Just a little bit about my background: I have spent two halves of my career—one as an engineer and a second as a product manager. I’ve also spent two halves of my career—one with some of the world’s biggest companies (IBM, Google, and Goldman Sachs) and then another in startups and growth mode. And so with that comes a lot of experience and a real personal interest in solving the operating system Linux distro security problem and fitting that into the overall mission of Chainguard to secure the software supply chain.

Our SLA: The Foundation

All right, we’re going to kick this off and start with our SLA—our service level agreement. This is what it says, this is on our website. Not everyone publishes their SLA on the website—we do publish our SLA on the website, and this is the fine print. This says that Chainguard will remediate security vulnerabilities that are rated critical within seven calendar days and highs, mediums, and lows within 14 calendar days. Seven and 14—we remediate criticals within seven, highs, mediums, and lows within 14.

Where did those numbers come from? That actually came from FedRAMP, believe it or not. Is anyone here subject to FedRAMP requirements directly or indirectly? Have you read the FedRAMP spec? Yes, exactly. I’ll zoom into the most important piece, which is 30, 90, and 180. This is what FedRAMP says: if you are a vendor selling software or services to the government, you’ve got 30, 90, or 180 days to remediate those vulnerabilities. This is the piece on page 97 1.5 where this comes into focus.

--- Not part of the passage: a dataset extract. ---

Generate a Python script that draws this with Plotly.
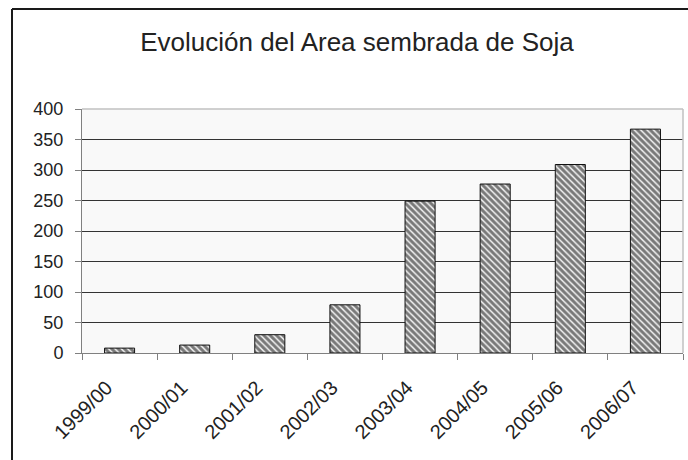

What this actually looks like from a Chainguard perspective is this right here: an nginx image that is completely free of CVEs as of 15 hours ago when these screenshots were taken. And there’s a bit of data in here in terms of when the image was updated—less than a week before that—and it was scanned on a daily or an hourly basis constantly. So if you care about, say, nginx, you’re not worried about meeting those 30, 90, or 180-day obligations. As long as you’re using the latest Chainguard image, you will have those CVEs remediated for you.

Now I said seven and 14. In actuality, it takes us less than two days typically to remediate a CVE that we even know exists. And I want to add that last asterisk in there: there are hundreds of CVEs that are remediated that you never even see, that we never even see, that are getting fixed upstream before the scanner is able to find that inside of a Chainguard image—it’s gone. I’m not even waiting, using those effectively zeros that would stack that histogram even more. Our average time to remediate any CVE that we know about is actually under two.

Here’s a pie chart of all of the CVEs that we’ve known about since January 1st of this year. So this is year to date with 65% within two days, 28% within seven, the pink within 14—6% within 14. What’s that last sliver? Less than a half a percent. These are CVEs that are either still awaiting an upstream fix typically, at which point we work as quickly as possible to patch and remediate that, rebuild that as soon as upstream has that fix available.

How We Do It: The Factory

How do we do that? It’s the factory. We are continuously rebuilding the entirety of the Chainguard OS. So let’s dig into some of those pieces.

First of all, this is the hard part: we build from source. Yes, everything, constantly. I want to make that part abundantly clear, especially for anyone who’s maybe new to the Chainguard story. We are not a derivative of any other operating system. We don’t start with Debian or Fedora or Alpine or any other Linux and harden that. And that’s a little bit different than some of the other alternatives to Chainguard’s technology. We literally start at the source code—the tarballs or the git checkouts—and build everything from scratch, including the compilers. We’ve bootstrapped the actual tool chain itself all the way down to GCC.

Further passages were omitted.